Assi (2026) Movie ft. Mohammed, Taapsee, and Kani
Anubhav Sinha has made a career out of films that make you uncomfortable in a theatre seat. With Assi, released February 20, 2026, he goes further than he ever has before. The title is not poetic. It is literal — eighty rape cases every day, across India, like clockwork.
Starring Taapsee Pannu as lawyer Raavi and Kani Kusruti as the survivor at the centre of the story, this is a film produced by T-Series and Benaras Mediaworks that carries the weight of its subject on every frame.
The Story: Ordinary Life, Extraordinary Horror
Before you even understand who Parima is, the film shows you where she ends up — bruised, discarded, barely alive near a railway track. Then it rewinds. She is a schoolteacher. She has a husband, a young son, morning routines, lunch boxes. A normal life.

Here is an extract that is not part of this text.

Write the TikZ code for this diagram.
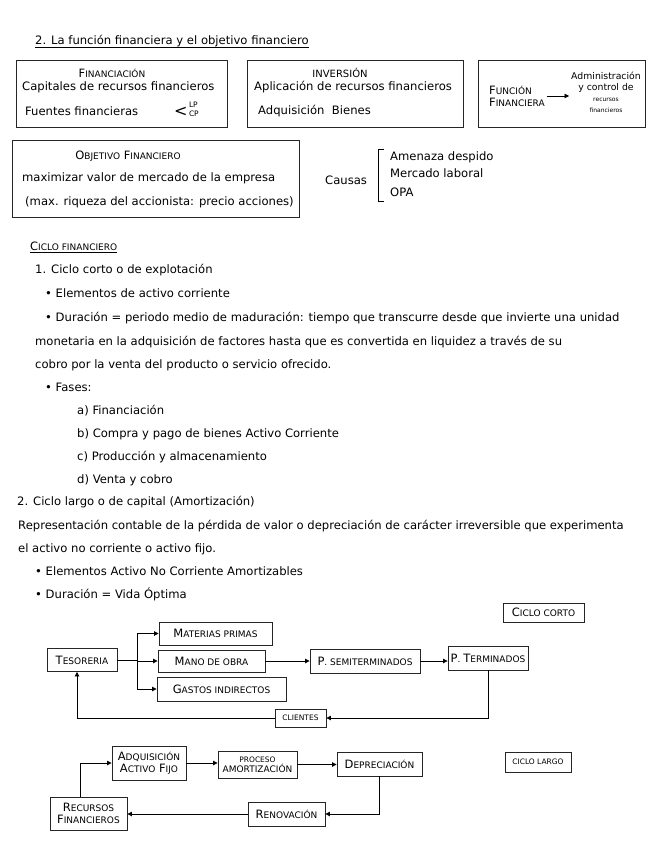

That normalcy is what makes what follows so devastating. On a regular Tuesday night, after a farewell dinner, five men change her life in ways the film does not flinch from showing. And every 20 minutes after that, the screen turns red — because somewhere in India, it has happened again.
The Cast: Who Carries the Film
Let me be direct: Kani Kusruti is extraordinary here. She does not perform trauma — she inhabits it. Her silences speak more than most actors’ monologues. I had not expected the film to hit me where it did, and a lot of that credit goes to her.
Taapsee Pannu is in familiar territory as the sharp, relentless lawyer. She is very good, particularly in the final stretch. Mohammed Zeeshan Ayyub plays her husband with a stillness that reads as both masculine restraint and quiet devastation — it is subtle work that lands deeply.
Direction: Intent vs. Execution
Anubhav Sinha opens with twenty minutes of filmmaking that is simply unmatched in recent Hindi cinema on this subject. The crime is not hinted at. It is shown. And yet it never feels designed for shock — it feels designed for empathy, and that is a crucial distinction.
Where the film stumbles is the second half. The “Umbrella Man” plot — a vigilante silencing the accused one by one — is compelling on paper but feels rushed and unresolved on screen. Kumud Mishra’s character, too, never quite finds its footing in the larger story.
Writing and Dialogue
Sinha and co-writer Gaurav Solanki have crafted some genuinely cutting lines. Courtroom exchanges crackle. Characters speak the way real people do when they are exhausted and angry and afraid. The film does not wrap its message in rhetoric — it buries it in character.
That said, the screenplay wanders. There are threads that needed more room and others that could have been cut entirely. A tighter second half would have made this a landmark film rather than a very good one.
Visuals and Sound
The cinematography is deliberately understated — long, still frames where the camera simply watches characters breathe. It creates weight without being heavy-handed. The red-screen device, used sparingly and purposefully, is the film’s most memorable visual choice.
The background score keeps tension without becoming manipulative. The songs are the weakest part of the package — none of them feel necessary to the film’s emotional arc.
What Critics and Audiences Are Saying
Most critics landed between 3/5 and 3.5/5, agreeing that the subject is handled with sincerity even where the craft falters. One reviewer noted it “turns statistics into scars.” Public response has been raw — social media filled with accounts of people sitting silently in theatres, processing what they had just seen.
That kind of response is rare. And it means something.
So, Is It Worth Watching?
Yes — without question. Assi is not a comfortable Friday night watch. It is a film that sits with you, asks difficult questions, and refuses easy answers. Kani Kusruti alone makes it essential. Anubhav Sinha, even on his uneven days, is making cinema that matters.